Jean François Mercadier : Lorsqu’il y a fraude, elle est souvent à l’échelle internationale, et donc très organisée. Y faire face exige, outre les procédures d’alerte comme le dispositif TRACFIN en France, de mettre en place des mécanismes d’échange d’informations et de concertation au niveau international.

 

Le sommet pour la protection des forêts tropicales s’est tenu à Libreville au Gabon début mars 2023 et le Congo-Brazzaville doit accueillir cette année encore le Sommet des trois bassins réunissant Amazonie, Bornéo-Mékong, Bassin du Congo. Quelle place doit avoir la compliance dans la reforestation de ces trois poumons de la planète et leur financement ?

Bernard Salomé : Elle doit jouer un rôle clé au vu des évolutions stratégiques que nous évoquions et elle doit s’attacher aux solutions. Il faut d’abord distinguer les projets visant à empêcher la déforestation, comme on en voit au Gabon, de ceux qui visent la reforestation. S’agissant des premiers, se pose notamment la question de la relation entre les initiatives de non-déforestation et l’accès au crédit carbone. S’agissant des seconds, quelle forme prend la reforestation et comment certifier que la tonne de crédit carbone absorbée par la nouvelle forêt sera pérenne, et donc que cet espace demeurera foresté ? S’y ajoutent les questions portant sur la reforestation adossée à des activités agricoles, comme la culture du cacao ou du café. Le bénéfice carbone qui en découle est alors extrêmement modique. 

Dans toutes ces hypothèses, la compliance et la certification sont fondamentales. Par exemple, la rentabilité d’un investissement dans une forêt gabonaise est basée sur les bénéfices de la vente des crédits carbone associés. Mais elle ne peut être garantie sans la compliance. Quelle forme prendra cette garantie : des enquêtes d’organismes certifiés, des relevés de satellites ou de drones, une assurance en cas de dysfonctionnement… ? Ces questions doivent trouver réponse au plus vite.

 

Comment se situe le cabinet d’avocats DWF en matière d’ESG et de compliance ?
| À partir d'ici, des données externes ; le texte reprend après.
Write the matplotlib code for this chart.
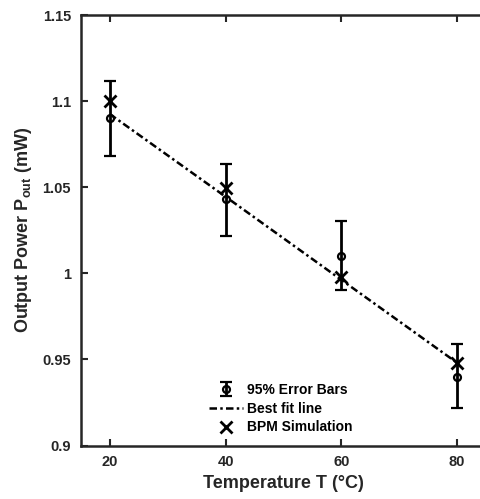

Jean François Mercadier : DWF est à la pointe sur ces différents sujets. Par exemple, en matière de criminalité économique, nous nous appuyons sur de nombreux spécialistes et sur des outils d’accélération des processus d’analyse et d’audit des institutions financières qui ne sont pas conformes. Cela nous permet de les conseiller et les aider à se mettre aux normes. En matière d’économie verte, de crédits carbone et de sujets connexes, DWF dispose d’une expertise qui confère aux projets, aux initiatives, aux investissements une sécurité juridique indispensable à leur rentabilité et à leur pérennité. En outre, le groupe DWF, du fait de sa cotation en bourse à Londres,  se doit lui-même d’être à la pointe dans l’application des critères ESG, ce qui est d’une grande utilité dans le conseil à nos clients. Nous savons, en théorie comme en pratique, comment s’y conformer, et comment atteindre la neutralité carbone. Nous pouvons en quelques sortes nous prévaloir d’être un modèle pour nos clients.

 

Propos recueillis par Michel Taube, fondateur, et Radouan Kourak, rédacteur en chef d’Opinion Internationale

* Bernard Salomé est CEO d’Equateur International, conseiller des gouvernements et des entreprises internationales privées dans le domaine économique et de politique social, dans le développement des affaires pour les entreprises privées, y compris sur les infrastructures et projets miniers.